EXERCISE TASK
Everything from the first line down to the line containing "width=ancho, color=verde, zorder=3)" is to be retyped exactly, both ends included, with pictures left out.

DATA SEGMENT
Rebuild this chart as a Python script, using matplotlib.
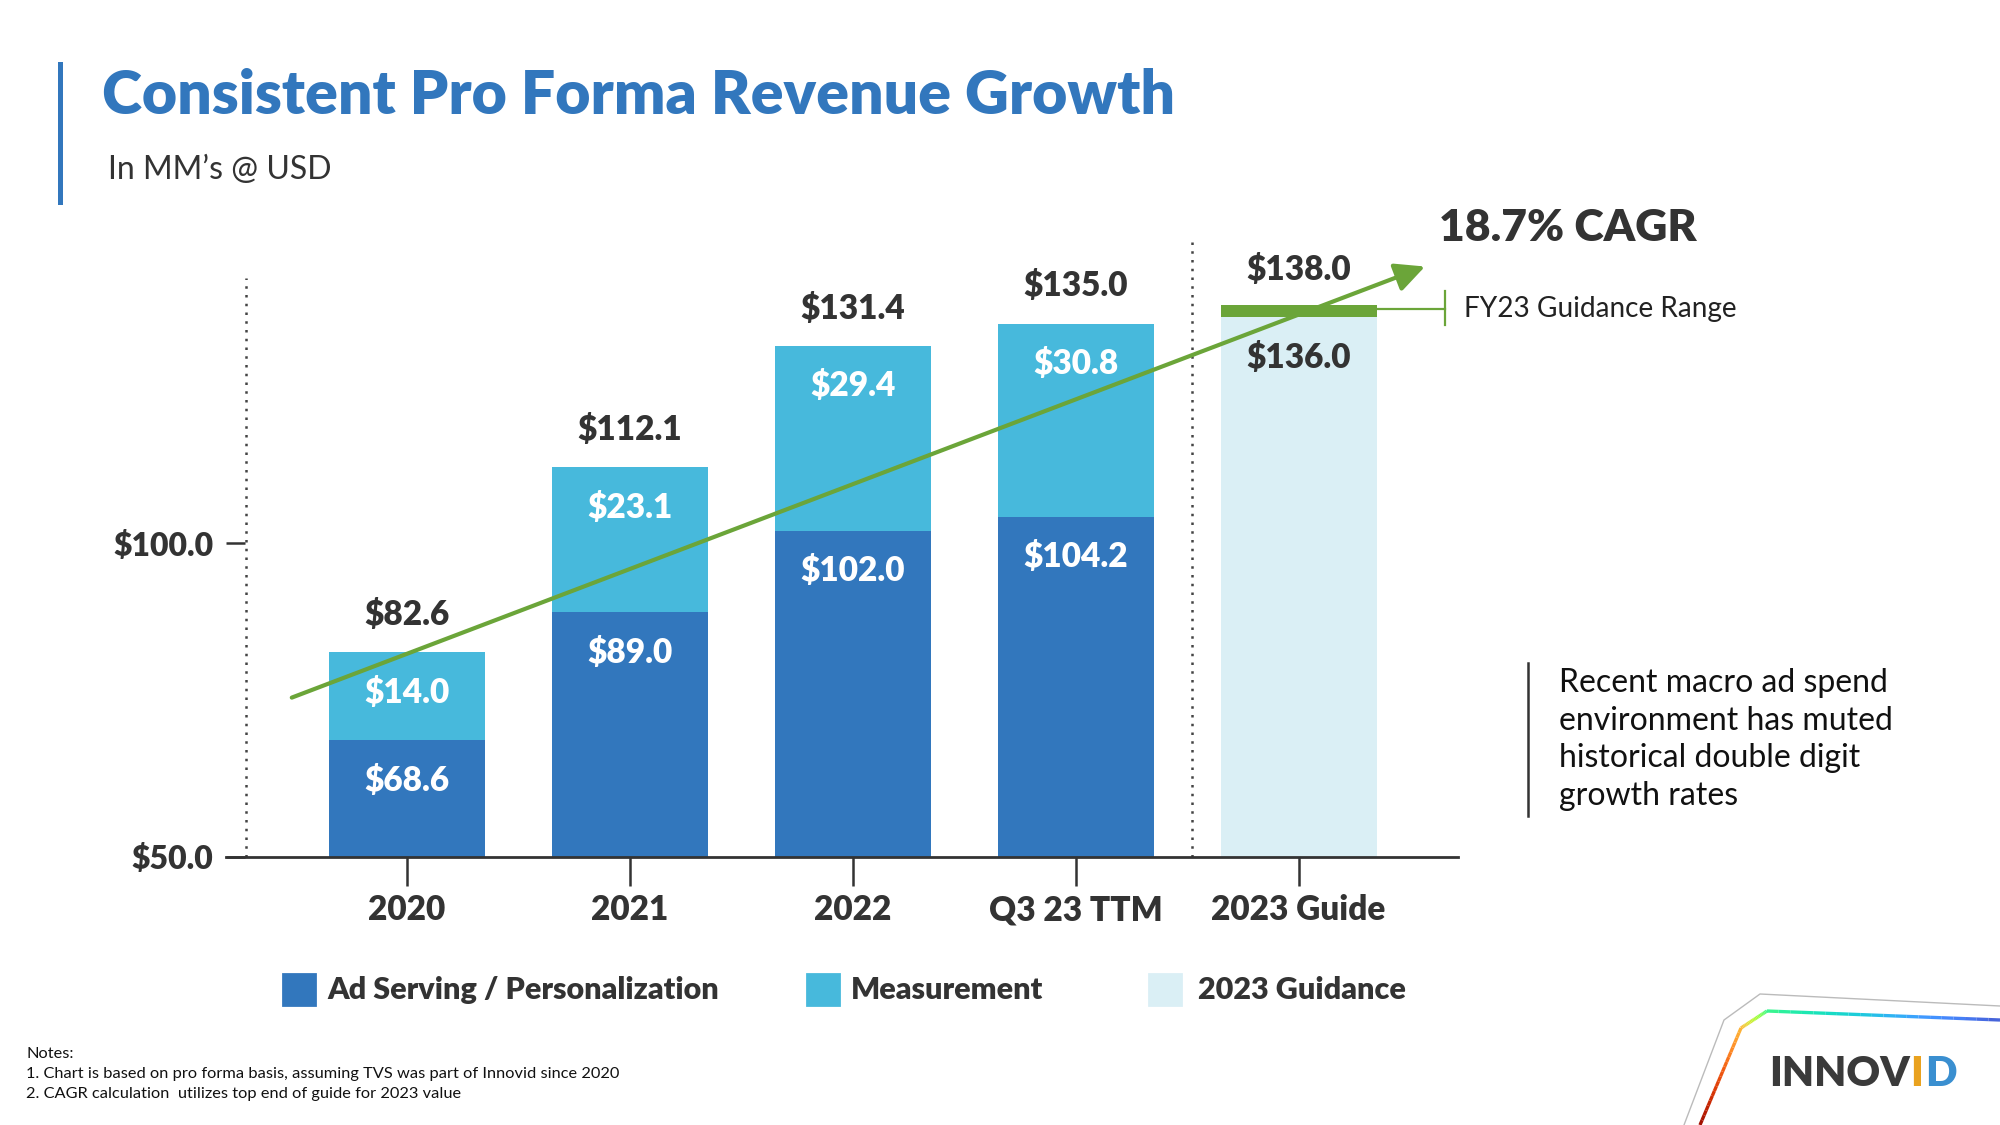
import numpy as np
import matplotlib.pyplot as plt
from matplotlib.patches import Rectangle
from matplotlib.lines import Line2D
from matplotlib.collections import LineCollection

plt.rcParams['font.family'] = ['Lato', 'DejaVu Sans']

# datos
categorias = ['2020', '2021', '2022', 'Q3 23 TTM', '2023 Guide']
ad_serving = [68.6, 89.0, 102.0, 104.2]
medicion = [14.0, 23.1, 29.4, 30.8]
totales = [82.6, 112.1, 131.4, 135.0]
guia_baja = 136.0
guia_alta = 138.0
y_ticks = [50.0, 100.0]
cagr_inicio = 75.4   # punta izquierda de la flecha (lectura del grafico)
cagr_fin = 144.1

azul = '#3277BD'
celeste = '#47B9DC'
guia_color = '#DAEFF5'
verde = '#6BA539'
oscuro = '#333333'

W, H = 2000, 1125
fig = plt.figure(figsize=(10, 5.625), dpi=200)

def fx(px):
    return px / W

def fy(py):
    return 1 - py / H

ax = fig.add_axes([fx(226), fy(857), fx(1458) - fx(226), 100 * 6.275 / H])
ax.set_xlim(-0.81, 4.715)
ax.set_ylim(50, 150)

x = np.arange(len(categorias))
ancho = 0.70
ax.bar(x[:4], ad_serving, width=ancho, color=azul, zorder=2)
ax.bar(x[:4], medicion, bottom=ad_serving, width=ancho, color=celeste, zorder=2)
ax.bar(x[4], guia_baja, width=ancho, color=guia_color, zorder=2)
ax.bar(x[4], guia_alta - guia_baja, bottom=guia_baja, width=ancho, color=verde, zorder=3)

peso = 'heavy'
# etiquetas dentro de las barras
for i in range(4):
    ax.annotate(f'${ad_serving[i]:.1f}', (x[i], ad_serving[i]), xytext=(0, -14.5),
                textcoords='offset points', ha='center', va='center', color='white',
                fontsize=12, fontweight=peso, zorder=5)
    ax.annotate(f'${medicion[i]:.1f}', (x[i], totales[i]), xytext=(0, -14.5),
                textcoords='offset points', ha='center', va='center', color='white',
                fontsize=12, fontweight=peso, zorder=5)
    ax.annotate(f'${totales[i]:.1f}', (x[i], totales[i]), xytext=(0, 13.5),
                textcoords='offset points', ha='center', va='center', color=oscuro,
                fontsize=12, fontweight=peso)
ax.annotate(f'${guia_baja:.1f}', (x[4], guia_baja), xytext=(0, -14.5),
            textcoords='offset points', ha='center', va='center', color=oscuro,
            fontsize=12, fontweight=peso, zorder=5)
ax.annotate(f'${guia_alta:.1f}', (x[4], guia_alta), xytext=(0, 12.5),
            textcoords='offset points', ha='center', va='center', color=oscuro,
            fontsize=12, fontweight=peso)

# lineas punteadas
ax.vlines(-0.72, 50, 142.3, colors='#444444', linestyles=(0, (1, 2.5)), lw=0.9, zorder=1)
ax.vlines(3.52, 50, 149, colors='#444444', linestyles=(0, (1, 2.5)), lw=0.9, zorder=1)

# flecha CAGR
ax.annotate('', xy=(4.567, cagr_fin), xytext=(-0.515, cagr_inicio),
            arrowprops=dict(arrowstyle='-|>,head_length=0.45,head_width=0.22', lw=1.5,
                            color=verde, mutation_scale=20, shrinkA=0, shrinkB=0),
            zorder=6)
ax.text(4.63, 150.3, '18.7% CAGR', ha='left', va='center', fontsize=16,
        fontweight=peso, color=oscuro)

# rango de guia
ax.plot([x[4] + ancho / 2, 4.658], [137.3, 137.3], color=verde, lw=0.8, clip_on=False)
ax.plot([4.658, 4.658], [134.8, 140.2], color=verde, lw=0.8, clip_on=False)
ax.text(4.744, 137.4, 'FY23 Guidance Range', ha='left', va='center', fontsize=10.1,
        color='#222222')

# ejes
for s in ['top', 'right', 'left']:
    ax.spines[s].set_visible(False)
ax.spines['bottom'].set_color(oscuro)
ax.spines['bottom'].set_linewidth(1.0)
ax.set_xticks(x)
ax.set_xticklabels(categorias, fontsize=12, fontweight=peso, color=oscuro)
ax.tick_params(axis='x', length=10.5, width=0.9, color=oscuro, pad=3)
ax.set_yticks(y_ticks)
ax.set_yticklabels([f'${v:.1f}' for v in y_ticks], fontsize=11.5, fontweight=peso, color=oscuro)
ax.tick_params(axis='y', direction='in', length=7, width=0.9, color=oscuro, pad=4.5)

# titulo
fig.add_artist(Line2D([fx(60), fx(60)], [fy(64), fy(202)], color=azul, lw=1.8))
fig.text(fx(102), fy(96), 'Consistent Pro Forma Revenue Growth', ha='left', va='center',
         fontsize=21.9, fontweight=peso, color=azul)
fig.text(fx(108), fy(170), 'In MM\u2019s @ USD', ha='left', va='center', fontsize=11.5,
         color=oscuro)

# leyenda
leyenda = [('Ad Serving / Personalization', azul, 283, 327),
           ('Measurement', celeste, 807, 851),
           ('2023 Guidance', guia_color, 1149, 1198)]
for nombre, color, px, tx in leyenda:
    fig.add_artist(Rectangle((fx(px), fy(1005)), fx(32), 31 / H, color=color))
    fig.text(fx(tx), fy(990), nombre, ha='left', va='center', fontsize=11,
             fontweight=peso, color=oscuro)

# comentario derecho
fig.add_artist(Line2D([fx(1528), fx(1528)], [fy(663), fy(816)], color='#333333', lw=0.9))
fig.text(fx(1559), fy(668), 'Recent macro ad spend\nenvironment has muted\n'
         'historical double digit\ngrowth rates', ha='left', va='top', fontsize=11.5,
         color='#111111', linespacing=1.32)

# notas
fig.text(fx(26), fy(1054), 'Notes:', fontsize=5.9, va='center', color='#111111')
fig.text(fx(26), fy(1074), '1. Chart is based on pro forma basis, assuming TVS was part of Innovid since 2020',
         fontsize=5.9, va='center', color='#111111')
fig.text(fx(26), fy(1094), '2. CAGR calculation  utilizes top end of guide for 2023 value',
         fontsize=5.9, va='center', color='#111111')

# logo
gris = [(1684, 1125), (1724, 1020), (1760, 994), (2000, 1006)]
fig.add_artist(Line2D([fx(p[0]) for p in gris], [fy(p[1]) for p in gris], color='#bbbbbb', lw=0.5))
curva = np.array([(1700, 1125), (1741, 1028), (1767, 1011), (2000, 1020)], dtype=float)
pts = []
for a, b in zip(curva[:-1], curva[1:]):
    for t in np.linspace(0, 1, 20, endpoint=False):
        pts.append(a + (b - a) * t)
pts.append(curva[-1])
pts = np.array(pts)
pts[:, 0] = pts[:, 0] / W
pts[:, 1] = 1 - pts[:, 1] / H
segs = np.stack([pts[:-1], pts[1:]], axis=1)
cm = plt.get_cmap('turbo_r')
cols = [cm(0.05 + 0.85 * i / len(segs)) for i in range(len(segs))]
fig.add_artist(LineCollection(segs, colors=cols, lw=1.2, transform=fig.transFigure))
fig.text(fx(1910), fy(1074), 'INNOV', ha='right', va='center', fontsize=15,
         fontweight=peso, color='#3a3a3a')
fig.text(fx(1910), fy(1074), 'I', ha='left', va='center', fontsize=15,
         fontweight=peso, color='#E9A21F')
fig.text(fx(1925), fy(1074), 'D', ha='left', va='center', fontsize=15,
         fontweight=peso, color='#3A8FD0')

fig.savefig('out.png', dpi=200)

ANSWER TO THIS TASK
Rebuild this chart as a Python script, using matplotlib.
import numpy as np
import matplotlib.pyplot as plt
from matplotlib.patches import Rectangle
from matplotlib.lines import Line2D
from matplotlib.collections import LineCollection

plt.rcParams['font.family'] = ['Lato', 'DejaVu Sans']

# datos
categorias = ['2020', '2021', '2022', 'Q3 23 TTM', '2023 Guide']
ad_serving = [68.6, 89.0, 102.0, 104.2]
medicion = [14.0, 23.1, 29.4, 30.8]
totales = [82.6, 112.1, 131.4, 135.0]
guia_baja = 136.0
guia_alta = 138.0
y_ticks = [50.0, 100.0]
cagr_inicio = 75.4   # punta izquierda de la flecha (lectura del grafico)
cagr_fin = 144.1

azul = '#3277BD'
celeste = '#47B9DC'
guia_color = '#DAEFF5'
verde = '#6BA539'
oscuro = '#333333'

W, H = 2000, 1125
fig = plt.figure(figsize=(10, 5.625), dpi=200)

def fx(px):
    return px / W

def fy(py):
    return 1 - py / H

ax = fig.add_axes([fx(226), fy(857), fx(1458) - fx(226), 100 * 6.275 / H])
ax.set_xlim(-0.81, 4.715)
ax.set_ylim(50, 150)

x = np.arange(len(categorias))
ancho = 0.70
ax.bar(x[:4], ad_serving, width=ancho, color=azul, zorder=2)
ax.bar(x[:4], medicion, bottom=ad_serving, width=ancho, color=celeste, zorder=2)
ax.bar(x[4], guia_baja, width=ancho, color=guia_color, zorder=2)
ax.bar(x[4], guia_alta - guia_baja, bottom=guia_baja, width=ancho, color=verde, zorder=3)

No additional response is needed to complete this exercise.